Just being in the market carries a value added social cache on the greens or at dinner parties, and knowing the lingo is a secret hand shake of sorts on long, transatlantic flights in first class; “Our people are telling me I have to shift more trust liability into higher leveraged, off shore asset classes. Who do you like in Singapore?” If, on the other hand, the big guy in the center seat keeps saying “I gotta go to the can” all through the flight to St. Pete’s, odds are you are not in the markets.

In the end, stocks carry a degree of risk that most Americans prefer to avoid. The greater the degree of risk assumed, the greater the amount of the reward. In this fashion, not just stock market participation, but market profitability are tied to degrees of risk. Those willing and able to shoulder greater risk tend to consolidate and get wealthier, and at rates beyond those whose risk tolerance is just not up to it.
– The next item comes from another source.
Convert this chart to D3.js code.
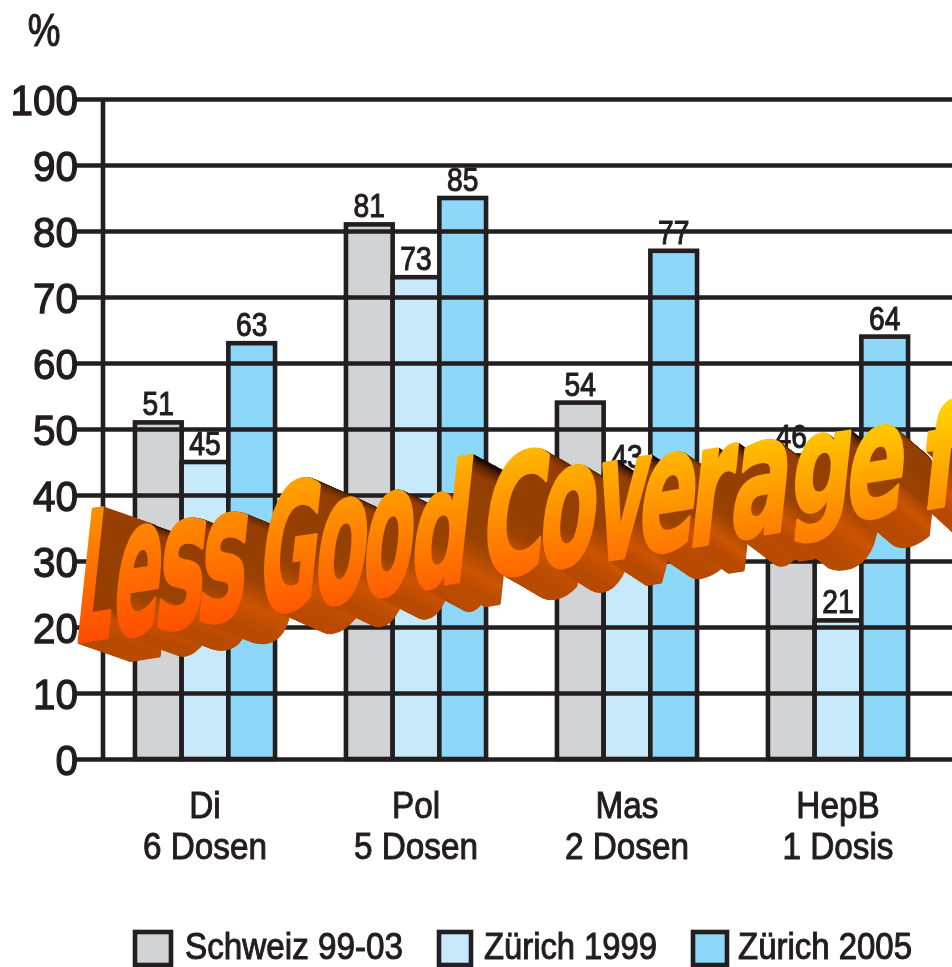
<!DOCTYPE html>
<html><head><meta charset="utf-8">
<script src="https://cdn.jsdelivr.net/npm/d3@7"></script>
<style>html,body{margin:0;padding:0;background:#fff;overflow:hidden}svg{display:block}</style>
</head><body>
<script>
const categories = ["Di","Pol","Mas","HepB"];
const doses = ["6 Dosen","5 Dosen","2 Dosen","1 Dosis"];
const seriesNames = ["Schweiz 99-03","Zürich 1999","Zürich 2005"];
const schweiz = [51,81,54,46];
const zuerich1999 = [45,73,43,21];
const zuerich2005 = [63,85,77,64];
const yTicks = [0,10,20,30,40,50,60,70,80,90,100];
const colours = ["#d1d3d4","#c7e9fa","#8dd8f8"];
const ink = "#231f20";
const font = "'Liberation Sans',sans-serif";

const W=952,H=967;
const lineW=4.6;
const svg=d3.select("body").append("svg").attr("width",W).attr("height",H);
const defs=svg.append("defs");
defs.append("filter").attr("id","soft").append("feGaussianBlur").attr("stdDeviation",0.6);
const squeeze=(sel,k)=>sel.each(function(){
  const t=d3.select(this);
  t.attr("textLength",this.getComputedTextLength()*k).attr("lengthAdjust","spacingAndGlyphs");
});

const y=d3.scaleLinear().domain([0,100]).range([759,99]);
const x0=d3.scaleBand().domain(categories).range([99.5,943.5]).paddingInner(.336).paddingOuter(.168);
const x1=d3.scaleBand().domain(seriesNames).range([0,x0.bandwidth()]);
const values=[schweiz,zuerich1999,zuerich2005];

// bars
const bars=svg.append("g");
categories.forEach((c,i)=>{
  seriesNames.forEach((s,j)=>{
    bars.append("rect").attr("x",x0(c)+x1(s)).attr("y",y(values[j][i]))
      .attr("width",x1.bandwidth()).attr("height",y(0)-y(values[j][i]))
      .attr("fill",colours[j]).attr("stroke",ink).attr("stroke-width",lineW);
  });
});
// value labels
const vl=svg.append("g").attr("filter","url(#soft)").attr("font-family",font).attr("font-size",34)
  .attr("fill",ink).attr("stroke",ink).attr("stroke-width",1.1).attr("text-anchor","middle");
categories.forEach((c,i)=>{
  seriesNames.forEach((s,j)=>{
    vl.append("text").attr("x",x0(c)+x1(s)+x1.bandwidth()/2).attr("y",y(values[j][i])-7).text(values[j][i]);
  });
});
squeeze(vl.selectAll("text"),.83);
// axis + grid
const axis=svg.append("g").attr("transform","translate(103,0)")
  .call(d3.axisLeft(y).tickValues(yTicks).tickSize(28).tickPadding(0));
axis.select(".domain").attr("d",`M0,${y(100)}V${y(0)+2}`).attr("stroke",ink).attr("stroke-width",lineW).attr("fill","none");
axis.selectAll(".tick line").attr("x1",-28).attr("x2",W-103).attr("stroke",ink).attr("stroke-width",lineW);
axis.selectAll(".tick text").attr("x",-25).attr("dy","0.35em").attr("font-family",font).attr("font-size",43)
  .attr("fill",ink).attr("stroke",ink).attr("stroke-width",1.3).attr("text-anchor","end").attr("filter","url(#soft)");
axis.attr("font-family",null).attr("font-size",null);
squeeze(axis.selectAll(".tick text"),.94);

svg.append("text").attr("x",44).attr("y",46).attr("text-anchor","middle").attr("font-family",font)
  .attr("font-size",46).attr("fill",ink).attr("stroke",ink).attr("stroke-width",1.2).attr("filter","url(#soft)").text("%")
  .call(squeeze,.8);

// category labels
const cl=svg.append("g").attr("filter","url(#soft)").attr("font-family",font).attr("font-size",37)
  .attr("fill",ink).attr("stroke",ink).attr("stroke-width",1).attr("text-anchor","middle");
categories.forEach((c,i)=>{
  const cx=x0(c)+x0.bandwidth()/2;
  cl.append("text").attr("x",cx).attr("y",818).text(c);
  cl.append("text").attr("x",cx).attr("y",859).text(doses[i]);
});
squeeze(cl.selectAll("text"),.9);

// legend
const legendSwatch=[[135,36],[439,32],[693,34]];
const legendText=[[185,218],[484,173],[738,174]];
const lg=svg.append("g");
seriesNames.forEach((s,j)=>{
  lg.append("rect").attr("x",legendSwatch[j][0]).attr("y",932).attr("width",legendSwatch[j][1]).attr("height",33)
    .attr("fill",colours[j]).attr("stroke",ink).attr("stroke-width",lineW);
  lg.append("text").attr("x",legendText[j][0]).attr("y",959).attr("font-family",font).attr("font-size",36)
    .attr("fill",ink).attr("stroke",ink).attr("stroke-width",1).attr("filter","url(#soft)")
    .attr("textLength",legendText[j][1]).attr("lengthAdjust","spacingAndGlyphs").text(s);
});

// word-art banner (decoration, one glyph at a time): char, centre x, unskewed width, top, bottom
const art=[
 ["L",100,33,506,641],["e",139,44,522,637],["s",183,44,516,630],["s",225,44,510,623],
 ["G",291,54,477,613],["o",343,49,495,605],["o",390,48,488,597],["d",442,52,458,590],
 ["C",516,58,448,577],["o",570,54,463,568],["v",622,52,458,560],["e",669,53,450,553],["r",716,39,445,545],
 ["a",761,52,438,538],["g",820,54,432,543],["e",877,54,423,519],["f",945,42,398,508]
];
const ctx=document.createElement("canvas").getContext("2d");
const artFont="'DejaVu Sans',sans-serif";
ctx.font="bold 100px "+artFont;
const front=d3.scaleLinear().domain([650,590,505,420,395]).range(["#ff4a00","#ff6000","#ff9000","#ffcc00","#ffd800"]);
const dx=d3.scaleLinear().domain([80,460,870]).range([53,40,33]);
const dy=d3.scaleLinear().domain([80,460,870]).range([18,22,28]);
const sw=3.2; // stroke width in screen pixels
const back=svg.append("g"), fore=svg.append("g");
art.forEach((a,i)=>{
  const [ch,cx,w,top,bot]=a;
  const m=ctx.measureText(ch);
  const il=-m.actualBoundingBoxLeft, ir=m.actualBoundingBoxRight, it=-m.actualBoundingBoxAscent, ib=m.actualBoundingBoxDescent;
  const sx=(w-sw)/(ir-il), sy=(bot-top-sw)/(ib-it);
  const slope=-0.16, lean=0.107;
  const a1=sx,b1=sx*slope,c1=-lean*sy,d1=sy;
  const icx=(il+ir)/2, icy=(it+ib)/2;
  const e1=cx-(a1*icx+c1*icy), f1=(top+bot)/2-(b1*icx+d1*icy);
  const id="glyph"+i;
  defs.append("text").attr("id",id).attr("font-family",artFont).attr("font-weight","bold").attr("font-size",100)
    .attr("stroke-width",sw).attr("stroke-linejoin","round").attr("vector-effect","non-scaling-stroke")
    .attr("transform",`matrix(${a1},${b1},${c1},${d1},${e1},${f1})`).text(ch);
  const gf=defs.append("linearGradient").attr("id","front"+i).attr("gradientUnits","userSpaceOnUse")
    .attr("x1",0).attr("x2",0).attr("y1",it).attr("y2",ib);
  gf.append("stop").attr("offset",0).attr("stop-color",front(top));
  gf.append("stop").attr("offset",1).attr("stop-color",front(bot));
  const gb=defs.append("linearGradient").attr("id","side"+i).attr("gradientUnits","userSpaceOnUse")
    .attr("x1",0).attr("x2",0).attr("y1",it).attr("y2",ib);
  const stops=ch==="L"?[[0,"#963f00"],[.8,"#963f00"],[.86,"#c85000"],[1,"#b84a00"]]
    :[[0,"#140600"],[.05,"#5a2600"],[.13,"#933e00"],[.6,"#984100"],[.85,"#cc5400"],[1,"#b84a00"]];
  stops.forEach(s=>gb.append("stop").attr("offset",s[0]).attr("stop-color",s[1]));
  const ddx=dx(cx),ddy=dy(cx),N=Math.ceil(Math.hypot(ddx,ddy));
  const layer=back.append("g");
  for(let k=N;k>=1;k--){
    layer.append("use").attr("href","#"+id).attr("x",ddx*k/N).attr("y",ddy*k/N)
      .attr("fill",`url(#side${i})`).attr("stroke",`url(#side${i})`);
  }
  fore.append("use").attr("href","#"+id).attr("fill",`url(#front${i})`).attr("stroke",`url(#front${i})`);
});
</script>
</body></html>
Economic Sociology tells us that both economic disposition and social strata are indicators of higher risk tolerance, and thus are rewarded more regularly with outsized cheques. In essence, stinking rich folks can afford to take it in the teeth occasionally, however embarrassing that may be. Risk takes on another order of magnitude when the difference in a loss is between the polite tut tut’s at the club, and living in your minivan with the family. The opportunity to participate in risk is limited by the objective magnitude of failure.
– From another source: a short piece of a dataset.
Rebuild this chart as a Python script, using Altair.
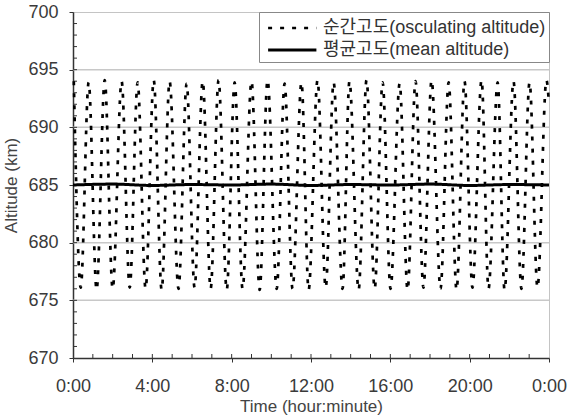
import altair as alt
import pandas as pd

# Osculating altitude extrema (hours, km)
peak_times = [0.04, 0.79, 1.60, 2.45, 3.26, 4.07, 4.87, 5.73, 6.54, 7.34,
              8.15, 9.00, 9.81, 10.67, 11.52, 12.33, 13.14, 13.94, 14.80, 15.61,
              16.47, 17.27, 18.08, 18.94, 19.74, 20.60, 21.41, 22.21, 23.02, 23.87]
peak_alt = [694.0, 693.9, 694.1, 694.0, 693.9, 694.1, 694.0, 693.8, 694.0, 694.1,
            693.9, 694.0, 694.1, 693.8, 693.9, 694.1, 693.9, 694.0, 694.1, 693.9,
            693.8, 694.0, 694.1, 693.9, 694.0, 694.1, 693.9, 694.0, 693.9, 694.1]
trough_times = [0.39, 1.19, 2.00, 2.86, 3.66, 4.47, 5.32, 6.13, 6.94, 7.75,
                8.55, 9.41, 10.27, 11.07, 11.88, 12.74, 13.59, 14.40, 15.21, 16.01,
                16.87, 17.67, 18.53, 19.34, 20.14, 20.95, 21.76, 22.61, 23.42]
trough_alt = [676.1, 675.9, 676.0, 676.1, 676.0, 675.9, 676.0, 676.1, 676.0, 675.9,
              676.0, 675.9, 676.0, 676.0, 675.9, 676.1, 676.0, 675.9, 676.0, 676.0,
              675.9, 676.1, 676.0, 675.9, 676.1, 676.0, 675.9, 676.0, 676.1]
end_times = [24.0]
end_alt = [692.0]

# Mean altitude
mean_times = [0, 2, 4, 6, 8, 10, 12, 14, 16, 18, 20, 22, 24]
mean_alt = [685.0, 685.08, 684.96, 685.04, 685.0, 685.08, 684.96, 685.04, 685.0, 685.08, 684.96, 685.04, 685.0]

series_names = ["순간고도(osculating altitude)", "평균고도(mean altitude)"]

x_ticks = [0, 4, 8, 12, 16, 20, 24]
y_ticks = [670, 675, 680, 685, 690, 695, 700]
grid_vals = [675, 680, 685, 690, 695]
x_minor = list(range(1, 24))
y_minor = list(range(671, 700))

osc = sorted(zip(peak_times + trough_times + end_times, peak_alt + trough_alt + end_alt))
rows = [{"t": t, "alt": a, "series": series_names[0], "o": i} for i, (t, a) in enumerate(osc)]
rows += [{"t": t, "alt": a, "series": series_names[1], "o": i} for i, (t, a) in enumerate(zip(mean_times, mean_alt))]
df = pd.DataFrame(rows)

FONT = "Liberation Sans"
xscale = alt.Scale(domain=[0, 24], nice=False, zero=False)
yscale = alt.Scale(domain=[670, 700], nice=False, zero=False)

x_axis = alt.Axis(values=x_ticks, labelExpr="(datum.value % 24) + ':00'",
                  title="Time (hour:minute)", grid=False, tickSize=4,
                  labelPadding=15, titlePadding=3, labelFlush=False,
                  labelOverlap=False)
y_axis = alt.Axis(values=y_ticks, title="Altitude (km)", grid=False, tickSize=4,
                  labelPadding=11, titlePadding=7, labelFlush=False)

grid = alt.Chart(pd.DataFrame({"g": grid_vals})).mark_rule(color="#c8c8c8", strokeWidth=1.5).encode(
    y=alt.Y("g:Q", scale=yscale, axis=y_axis)
)
ymin = alt.Chart(pd.DataFrame({"m": y_minor})).mark_rule(color="#333", strokeWidth=1).encode(
    y=alt.Y("m:Q", scale=yscale, axis=y_axis), x=alt.value(0), x2=alt.value(4)
)
xmin = alt.Chart(pd.DataFrame({"m": x_minor})).mark_rule(color="#333", strokeWidth=1).encode(
    x=alt.X("m:Q", scale=xscale, axis=x_axis), y=alt.value(346), y2=alt.value(342)
)

legend = alt.Legend(
    title=None, orient="top-right", offset=0, padding=3,
    strokeColor="#888", fillColor="white",
    symbolType="M-0.6,0L3.6,0", symbolSize=529,
    symbolStrokeColor="black", labelFontSize=18, labelFont=FONT + ", Noto Sans CJK KR",
    labelColor="#333", rowPadding=0, labelOffset=35, labelLimit=400,
)

lines = alt.Chart(df).mark_line(color="black", interpolate="monotone").encode(
    x=alt.X("t:Q", scale=xscale, axis=x_axis),
    y=alt.Y("alt:Q", scale=yscale, axis=y_axis),
    strokeDash=alt.StrokeDash("series:N", scale=alt.Scale(domain=series_names, range=[[4, 8], [1, 0]]),
                              legend=legend),
    strokeWidth=alt.StrokeWidth("series:N", scale=alt.Scale(domain=series_names, range=[2.7, 3]),
                                legend=legend),
    order="o:Q",
)

chart = alt.layer(grid, ymin, xmin, lines).properties(
    width=476, height=346,
    autosize=alt.AutoSizeParams(type="none"),
    padding={"left": 73, "top": 12, "right": 18, "bottom": 59},
).configure_view(
    stroke="#888", strokeDash=[1, 1], strokeWidth=1
).configure_axis(
    labelFont=FONT, titleFont=FONT, labelFontSize=18, titleFontSize=17,
    labelColor="#3a3a3a", titleColor="#444", titleFontWeight="normal",
    domainColor="#333", domainWidth=1.5, tickColor="#333",
)

chart.save("out.html", embed_options={"renderer": "svg", "actions": False})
Behavioural Finance suggests that risk tolerance is also governed by human foibles. Most small investors understand that the markets are a game fixed in favour of the goliath and well connected. This keeps market participation to only the foolhardy, or as researchers have come to know them, gamblers. Gambling requires a certain set of unfortunate human traits; a taste for un-rational risk, and the sad affliction to always overestimate ability and profits, while to simultaneously ignore or rationalize away the losses. Finance is another sport where testosterone plays a deciding role. It’s a male thing.

Entry to Wall Street is barred to those without high levels of economic and social capital. The size and influence of that capital dictates the amount of risk aversion, and acts as a limiter on the opportunity to consolidate great wealth from the markets. In this way, free markets, capitalism, and liberal economics have fashioned a system of wealth and power that is increasingly oligarchic, self perpetuating, and completely undemocratic.

The staggering bull market just ended only served to speed up the process, as boom markets favour those who can push the limits of risk with mountains of capital. The limits of risk apparently being highly leveraged in a head scratching soup of acronyms, with absolutely no idea of what will happen if for once, you were wrong.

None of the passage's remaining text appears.